Posted in Bio,Development,Open Source Software by dwins on April 17, 2008

I work on open source software.  This means that I work with lots of other people who work on open source software.  A neat thing about open-source software is that it basically requires clean code, or at least attention to that sort of thing.  After all, labelling your software as open-source when nobody but you can untangle the spaghetti code enough to get anything done is roughly analogous to giving away free soda while charging for the cups.  So, people that are ‘good’ at the whole open-source thing tend to care about design.
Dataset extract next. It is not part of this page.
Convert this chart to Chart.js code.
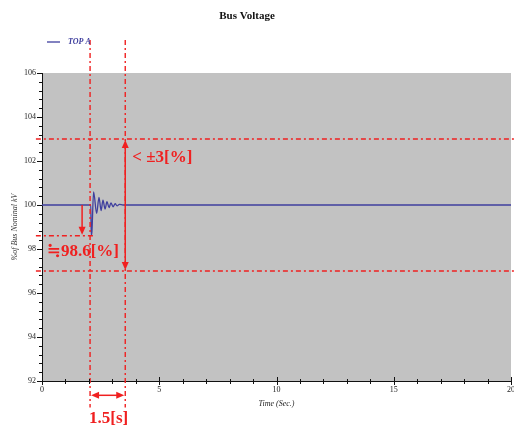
<!DOCTYPE html>
<html>
<head>
<meta charset="utf-8">
<title>Bus Voltage</title>
<script src="https://cdn.jsdelivr.net/npm/chart.js@4.4.1/dist/chart.umd.min.js"></script>
<style>
  html, body { margin:0; padding:0; background:#fff; }
  #wrap { width:514px; height:430px; position:relative; }
</style>
</head>
<body>
<div id="wrap"><canvas id="chart"></canvas></div>
<script>
// ── Data ─────────────────────────────────────────────────────────────────────
const timeSec    = [0, 2.08, 2.10, 2.13, 2.20, 2.33, 2.43, 2.52, 2.60, 2.69, 2.77, 2.86, 2.94, 3.03, 3.12, 3.20, 3.30, 3.45, 20];
const busVoltage = [100, 100, 98.62, 98.8, 100.6, 99.62, 100.35, 99.75, 100.22, 99.82, 100.15, 99.88, 100.1, 99.92, 100.06, 99.96, 100.03, 100, 100];
const yTickLabels = [92, 94, 96, 98, 100, 102, 104, 106];
const xTickLabels = [0, 5, 10, 15, 20];

// annotation values (data units)
const limitUpper = 103, limitLower = 97, dipValue = 98.6;
const eventStart = 2.05, eventEnd = 3.55;

const RED  = 'rgb(240,32,32)';
const BLUE = '#3f3f9e';
const SERIF = '"Liberation Serif", "DejaVu Serif", serif';

// ── helpers ──────────────────────────────────────────────────────────────────
function arrowHead(ctx, x, y, dir) {
  // dir: 'up' | 'down' | 'left' | 'right', (x,y) = tip
  const L = 8, W = 3.5;
  ctx.beginPath();
  ctx.moveTo(x, y);
  if (dir === 'up')    { ctx.lineTo(x-W, y+L); ctx.lineTo(x+W, y+L); }
  if (dir === 'down')  { ctx.lineTo(x-W, y-L); ctx.lineTo(x+W, y-L); }
  if (dir === 'left')  { ctx.lineTo(x+L, y-W); ctx.lineTo(x+L, y+W); }
  if (dir === 'right') { ctx.lineTo(x-L, y-W); ctx.lineTo(x-L, y+W); }
  ctx.closePath(); ctx.fill();
}

function line(ctx, x1, y1, x2, y2) {
  ctx.beginPath(); ctx.moveTo(x1, y1); ctx.lineTo(x2, y2); ctx.stroke();
}

// ── plugins ──────────────────────────────────────────────────────────────────
const plotBg = {
  id: 'plotBg',
  beforeDraw(chart) {
    const {ctx, chartArea: a} = chart;
    ctx.save();
    ctx.fillStyle = '#c2c2c2';
    ctx.fillRect(a.left, a.top, a.right - a.left, a.bottom - a.top);
    ctx.restore();
  }
};

const tickMarks = {
  id: 'tickMarks',
  afterDraw(chart) {
    const {ctx, chartArea: a} = chart;
    const xs = chart.scales.x, ys = chart.scales.y;
    ctx.save();
    ctx.strokeStyle = '#111'; ctx.lineWidth = 1;
    for (let i = 0; i <= 35; i++) {
      const py = Math.round(ys.getPixelForValue(92 + i * 0.4)) + 0.5;
      const len = i % 5 === 0 ? 5 : 3;
      line(ctx, a.left - len, py, a.left, py);
    }
    for (let t = 0; t <= 20; t++) {
      const px = Math.round(xs.getPixelForValue(t)) + 0.5;
      if (t % 5 === 0) line(ctx, px, a.bottom - 4, px, a.bottom + 4);
      else line(ctx, px, a.bottom - 2, px, a.bottom + 3);
    }
    ctx.restore();
  }
};

const headerText = {
  id: 'headerText',
  afterDraw(chart) {
    const {ctx} = chart;
    ctx.save();
    ctx.fillStyle = '#111';
    ctx.font = 'bold 11px ' + SERIF;
    ctx.textAlign = 'center'; ctx.textBaseline = 'middle';
    ctx.fillText('Bus Voltage', 247, 16);
    // legend
    ctx.strokeStyle = BLUE; ctx.lineWidth = 1.3;
    line(ctx, 47, 42, 60, 42);
    ctx.fillStyle = BLUE;
    ctx.font = 'italic bold 8px ' + SERIF;
    ctx.textAlign = 'left';
    ctx.fillText('TOP A', 68, 42);
    ctx.restore();
  }
};

const annotations = {
  id: 'annotations',
  afterDatasetsDraw(chart) {
    const {ctx} = chart;
    const xs = chart.scales.x, ys = chart.scales.y;
    const X = v => xs.getPixelForValue(v), Y = v => ys.getPixelForValue(v);
    ctx.save();
    ctx.strokeStyle = RED; ctx.fillStyle = RED; ctx.lineWidth = 1.4;
    ctx.setLineDash([5, 3, 2, 3]);
    // horizontal limits
    line(ctx, X(-0.26), Y(limitUpper), X(20.2), Y(limitUpper));
    line(ctx, X(-0.26), Y(limitLower), X(20.2), Y(limitLower));
    line(ctx, X(-0.26), Y(dipValue), X(eventStart + 0.25), Y(dipValue));
    // vertical event markers
    line(ctx, X(eventStart), Y(107.5), X(eventStart), Y(90.8));
    line(ctx, X(eventEnd), Y(107.5), X(eventEnd), Y(90.8));
    ctx.setLineDash([]);
    ctx.lineWidth = 1.5;
    // dip arrow
    const dx = X(1.71);
    line(ctx, dx, Y(100), dx, Y(dipValue) - 6);
    arrowHead(ctx, dx, Y(dipValue) - 1, 'down');
    // ±3 % double arrow
    const ex = X(eventEnd);
    line(ctx, ex, Y(limitUpper) + 6, ex, Y(limitLower) - 6);
    arrowHead(ctx, ex, Y(limitUpper) + 1, 'up');
    arrowHead(ctx, ex, Y(limitLower) - 1, 'down');
    // 1.5 s double arrow
    const ay = Y(91.35);
    line(ctx, X(eventStart) + 6, ay, X(eventEnd) - 6, ay);
    arrowHead(ctx, X(eventStart) + 1, ay, 'left');
    arrowHead(ctx, X(eventEnd) - 1, ay, 'right');
    // labels
    ctx.font = 'bold 17px ' + SERIF;
    ctx.textBaseline = 'middle'; ctx.textAlign = 'left';
    ctx.fillText('< \u00b13[%]', ex + 7, Y(102.15));
    ctx.font = 'bold 17px "DejaVu Serif", serif';
    const eqW = ctx.measureText('\u2252').width;
    ctx.fillText('\u2252', X(0.2), Y(97.9));
    ctx.font = 'bold 17px ' + SERIF;
    ctx.fillText('98.6[%]', X(0.2) + eqW, Y(97.9));
    ctx.textAlign = 'center';
    ctx.fillText('1.5[s]', (X(eventStart) + X(eventEnd)) / 2 + 1, ay + 23);
    ctx.restore();
  }
};

// ── chart ────────────────────────────────────────────────────────────────────
new Chart(document.getElementById('chart'), {
  type: 'line',
  data: {
    datasets: [{
      label: 'TOP A',
      data: timeSec.map((t, i) => ({x: t, y: busVoltage[i]})),
      borderColor: BLUE, borderWidth: 1.3,
      pointRadius: 0, cubicInterpolationMode: 'monotone', fill: false
    }]
  },
  options: {
    responsive: true, maintainAspectRatio: false, animation: false,
    layout: {padding: {top: 73, right: 3, left: 0, bottom: 0}},
    plugins: {legend: {display: false}, title: {display: false}, tooltip: {enabled: false}},
    scales: {
      x: {
        type: 'linear', min: 0, max: 20,
        afterBuildTicks: s => { s.ticks = xTickLabels.map(v => ({value: v})); },
        afterFit: s => { s.height = 49; s.paddingLeft = 0; s.paddingRight = 0; },
        grid: {display: false, drawTicks: false},
        border: {display: true, color: '#111', width: 1},
        ticks: {padding: 4, color: '#222', font: {family: SERIF, size: 8}, maxRotation: 0, autoSkip: false},
        title: {display: true, text: 'Time (Sec.)', color: '#222', padding: {bottom: 21},
                font: {family: SERIF, size: 8, style: 'italic'}}
      },
      y: {
        type: 'linear', min: 92, max: 106,
        afterBuildTicks: s => { s.ticks = yTickLabels.map(v => ({value: v})); },
        afterFit: s => { s.width = 42; },
        grid: {display: false, drawTicks: false},
        border: {display: true, color: '#111', width: 1},
        ticks: {padding: 6, color: '#222', font: {family: SERIF, size: 8}, autoSkip: false},
        title: {display: true, text: '%of Bus Nominal kV', color: '#333', padding: {top: 10},
                font: {family: SERIF, size: 8, style: 'italic'}}
      }
    }
  },
  plugins: [plotBg, tickMarks, headerText, annotations]
});
</script>
</body>
</html>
In particular, I work on GeoServer, a web mapping server written in Java.  GeoServer relies on GeoTools to provide database abstractions and other great stuff to help with the geospatial operations, so GeoServer can focus on enforcing security restrictions and providing a decent configuration system and generally bridging the gap between the Web and GeoTools’s Java API.  This works out great, since GeoTools can then provide similar functionality to other geospatial applications such as uDig.  In the typical open-source way of things, this means that all three projects benefit since the more users an open-source project has, the more developers it will have. (generally speaking).

So, inasmuch as I am defined by what I do, that’s who I am.